AgVocacy at Cosumnes River College

FARMS Leadership Program | Sac Valley and San Joaquin | December 11, 2018

Field Day Host(s)
Cosumnes River College
Bayer Crop Sciences
California Department of Food and Agriculture (CDFA)

Mentors
Kelly O’Halloran – Bayer Crop Sciences
Jacqueline Airoso – Collections Manager & Environmental Scientist – CDFA
Traci Scott – Outreach Specialist – Cosumnes River College
David Andrews – Professor of Horticulture – Cosumnes River College

Theme
College and Career Opportunities

Summary of the Day
The Sacramento Valley and San Joaquin FARMS Leadership Programs joined together for a field day at Cosumnes River College (CRC). The field day began with a group activity called Human Knot. This activity was designed for students to meet one another and then work together to problem solve and untangle them selves to form a circle.
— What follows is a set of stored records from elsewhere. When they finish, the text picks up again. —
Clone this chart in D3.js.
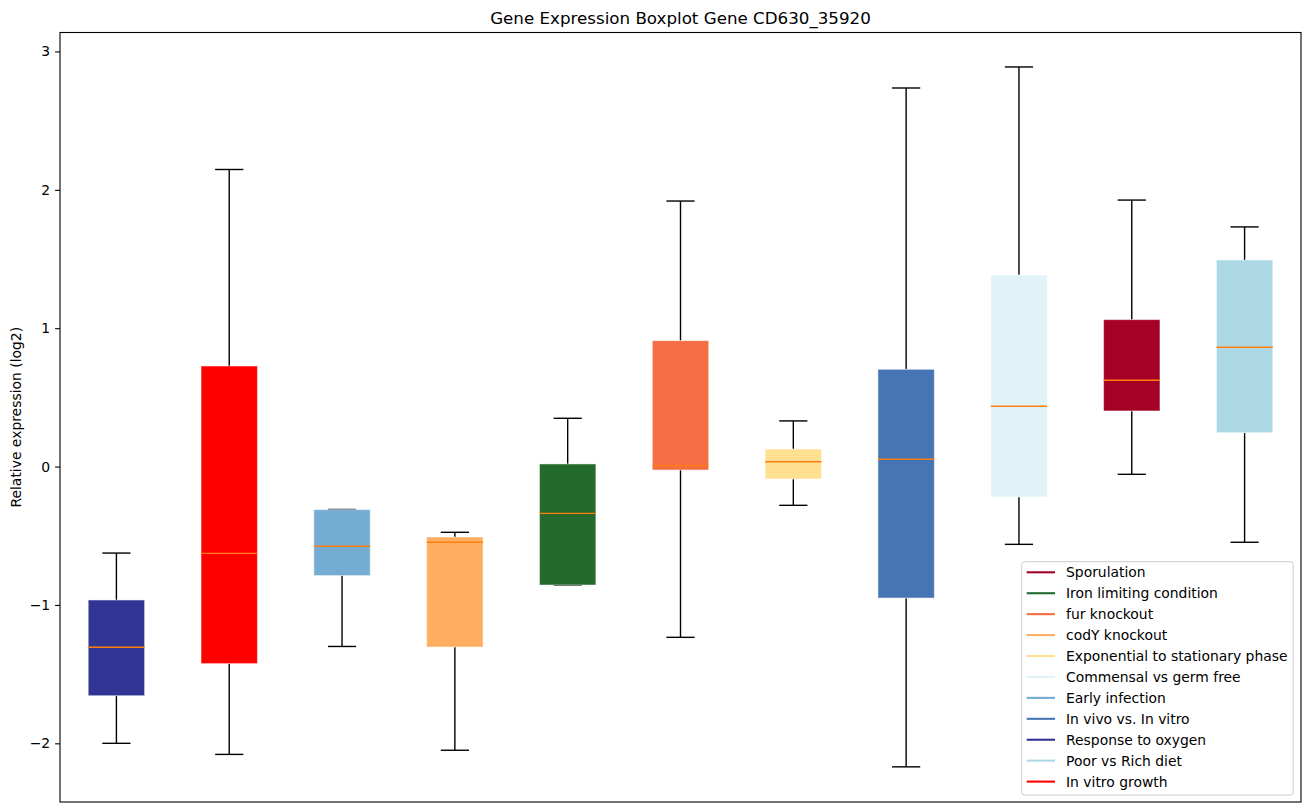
<!DOCTYPE html>
<html>
<head>
<meta charset="utf-8">
<script src="https://cdn.jsdelivr.net/npm/d3@7"></script>
<style>
  body { margin: 0; background: #fff; }
  svg { display: block; font-family: "DejaVu Sans", sans-serif; }
</style>
</head>
<body>
<div id="container"></div>
<script>
const width = 1309;
const height = 812;
const margin = { t: 32.5, r: 8, b: 10, l: 60 };

// boxes, left to right
const categories = [
  "Response to oxygen", "In vitro growth", "Early infection", "codY knockout",
  "Iron limiting condition", "fur knockout", "Exponential to stationary phase",
  "In vivo vs. In vitro", "Commensal vs germ free", "Sporulation", "Poor vs Rich diet"
];
const whiskerLow  = [-2.00, -2.08, -1.30, -2.05, -0.856, -1.234, -0.28, -2.17, -0.562, -0.056, -0.547];
const q1          = [-1.656, -1.424, -0.788, -1.304, -0.856, -0.025, -0.09, -0.95, -0.22, 0.402, 0.245];
const median      = [-1.306, -0.627, -0.576, -0.547, -0.338, 0.007, 0.035, 0.053, 0.436, 0.624, 0.862];
const q3          = [-0.964, 0.727, -0.311, -0.509, 0.019, 0.91, 0.127, 0.703, 1.385, 1.062, 1.493];
const whiskerHigh = [-0.625, 2.147, -0.31, -0.475, 0.349, 1.919, 0.33, 2.736, 2.888, 1.926, 1.732];
const colors = [
  "#313695", "#ff0000", "#74add1", "#fdae61", "#236a2c", "#f46d43",
  "#fee090", "#4575b4", "#e0f3f8", "#a50026", "#add8e6"
];
const legendOrder = [
  "Sporulation", "Iron limiting condition", "fur knockout", "codY knockout",
  "Exponential to stationary phase", "Commensal vs germ free", "Early infection",
  "In vivo vs. In vitro", "Response to oxygen", "Poor vs Rich diet", "In vitro growth"
];
const yTicks = [-2, -1, 0, 1, 2, 3];

const data = categories.map((c, i) => ({
  name: c, pos: i + 1, lo: whiskerLow[i], q1: q1[i], med: median[i],
  q3: q3[i], hi: whiskerHigh[i], color: colors[i]
}));

const x = d3.scaleLinear()
  .domain([0.5, categories.length + 0.5])
  .range([margin.l, width - margin.r]);

const y = d3.scaleLinear()
  .domain([-2.424, 3.137])
  .range([height - margin.b, margin.t]);

const boxW = x(1.25) - x(0.75);
const capW = boxW / 2;

const svg = d3.select("#container")
  .append("svg")
  .attr("width", width)
  .attr("height", height)
  .attr("viewBox", `0 0 ${width} ${height}`);

const g = svg.selectAll("g.box")
  .data(data)
  .enter()
  .append("g")
  .attr("class", "box");

// whiskers
g.append("line")
  .attr("x1", d => x(d.pos)).attr("x2", d => x(d.pos))
  .attr("y1", d => y(d.lo)).attr("y2", d => y(d.q1))
  .attr("stroke", "#000").attr("stroke-width", 1.4);
g.append("line")
  .attr("x1", d => x(d.pos)).attr("x2", d => x(d.pos))
  .attr("y1", d => y(d.q3)).attr("y2", d => y(d.hi))
  .attr("stroke", "#000").attr("stroke-width", 1.4);

// caps
g.append("line")
  .attr("x1", d => x(d.pos) - capW / 2).attr("x2", d => x(d.pos) + capW / 2)
  .attr("y1", d => y(d.lo)).attr("y2", d => y(d.lo))
  .attr("stroke", "#000").attr("stroke-width", 1.4);
g.append("line")
  .attr("x1", d => x(d.pos) - capW / 2).attr("x2", d => x(d.pos) + capW / 2)
  .attr("y1", d => y(d.hi)).attr("y2", d => y(d.hi))
  .attr("stroke", "#000").attr("stroke-width", 1.4);

// boxes
g.append("rect")
  .attr("x", d => x(d.pos) - boxW / 2)
  .attr("width", boxW)
  .attr("y", d => y(d.q3))
  .attr("height", d => y(d.q1) - y(d.q3))
  .attr("fill", d => d.color)
  .attr("stroke", "#fff")
  .attr("stroke-opacity", 0.5)
  .attr("stroke-width", 1);

// medians
g.append("line")
  .attr("x1", d => x(d.pos) - boxW / 2).attr("x2", d => x(d.pos) + boxW / 2)
  .attr("y1", d => y(d.med)).attr("y2", d => y(d.med))
  .attr("stroke", "#ff7f0e").attr("stroke-width", 1.4);

// y axis
const yAxis = svg.append("g")
  .attr("transform", `translate(${margin.l},0)`)
  .call(d3.axisLeft(y).tickValues(yTicks).tickSize(4.9).tickPadding(4.9)
    .tickFormat(d => d < 0 ? "\u2212" + Math.abs(d) : String(d)));
yAxis.select(".domain").remove();
yAxis.selectAll(".tick line").attr("stroke", "#000").attr("stroke-width", 1.1);
yAxis.selectAll(".tick text")
  .attr("fill", "#000")
  .attr("font-size", "13.9px")
  .attr("font-family", "DejaVu Sans, sans-serif");

// frame
svg.append("rect")
  .attr("x", margin.l)
  .attr("y", margin.t)
  .attr("width", width - margin.r - margin.l)
  .attr("height", height - margin.b - margin.t)
  .attr("fill", "none")
  .attr("stroke", "#000")
  .attr("stroke-width", 1.1);

// title
svg.append("text")
  .attr("x", (margin.l + width - margin.r) / 2)
  .attr("y", margin.t - 8.5)
  .attr("text-anchor", "middle")
  .attr("font-size", "16.7px")
  .text("Gene Expression Boxplot Gene CD630_35920");

// y label
const yMid = (margin.t + height - margin.b) / 2;
svg.append("text")
  .attr("transform", `translate(21,${yMid}) rotate(-90)`)
  .attr("text-anchor", "middle")
  .attr("font-size", "13.9px")
  .text("Relative expression (log2)");

// legend
const colorOf = new Map(categories.map((c, i) => [c, colors[i]]));
const lx = 1021.7, ly = 561.7, lw = 271.5, lh = 233.3, rowH = 20.93;
const legend = svg.append("g");
legend.append("rect")
  .attr("x", lx).attr("y", ly)
  .attr("width", lw).attr("height", lh)
  .attr("rx", 2.8)
  .attr("fill", "#fff").attr("fill-opacity", 0.8)
  .attr("stroke", "#cccccc").attr("stroke-width", 1);

const items = legend.selectAll("g.item")
  .data(legendOrder)
  .enter()
  .append("g")
  .attr("transform", (d, i) => `translate(0,${ly + 10.6 + i * rowH})`);
items.append("line")
  .attr("x1", lx + 5).attr("x2", lx + 33.3)
  .attr("y1", 0).attr("y2", 0)
  .attr("stroke", d => colorOf.get(d))
  .attr("stroke-width", 2.1);
items.append("text")
  .attr("x", 1066)
  .attr("y", 0)
  .attr("dy", "0.36em")
  .attr("font-size", "13.9px")
  .attr("fill", "#000")
  .text(d => d);
</script>
</body>
</html>
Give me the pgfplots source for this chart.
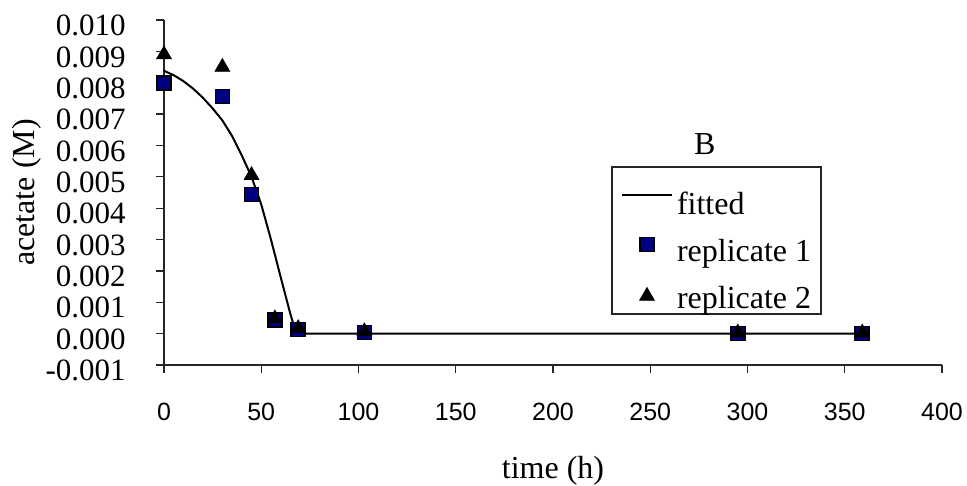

After the group activity, our first presenter for the day was introduced. Kelly O’Halloran presented to the group. She gave an overview of Bayer Crop Sciences and also discussed the many different jobs that are associated with in their company. She also had a presentation on AgVocacy, which enables those who are passionate about modern agriculture to discuss the importance of agriculture, food production and the innovation needed to nourish our growing world.

Our second guest speaker for the day was Jacqueline Airoso from the CDFA. She gave a presentation on who the CDFA is and what they do. She also discussed plant pest’s and diagnostics.

Following our presentations Traci Scott gave us a tour of the Cosumnes River College Campus. We ended the tour at the Horticulture Department where David Andrews showed the students around and discussed the different courses offered at CRC. The students enjoyed walking around the garden and harvesting some late fall crops to sample and bring home.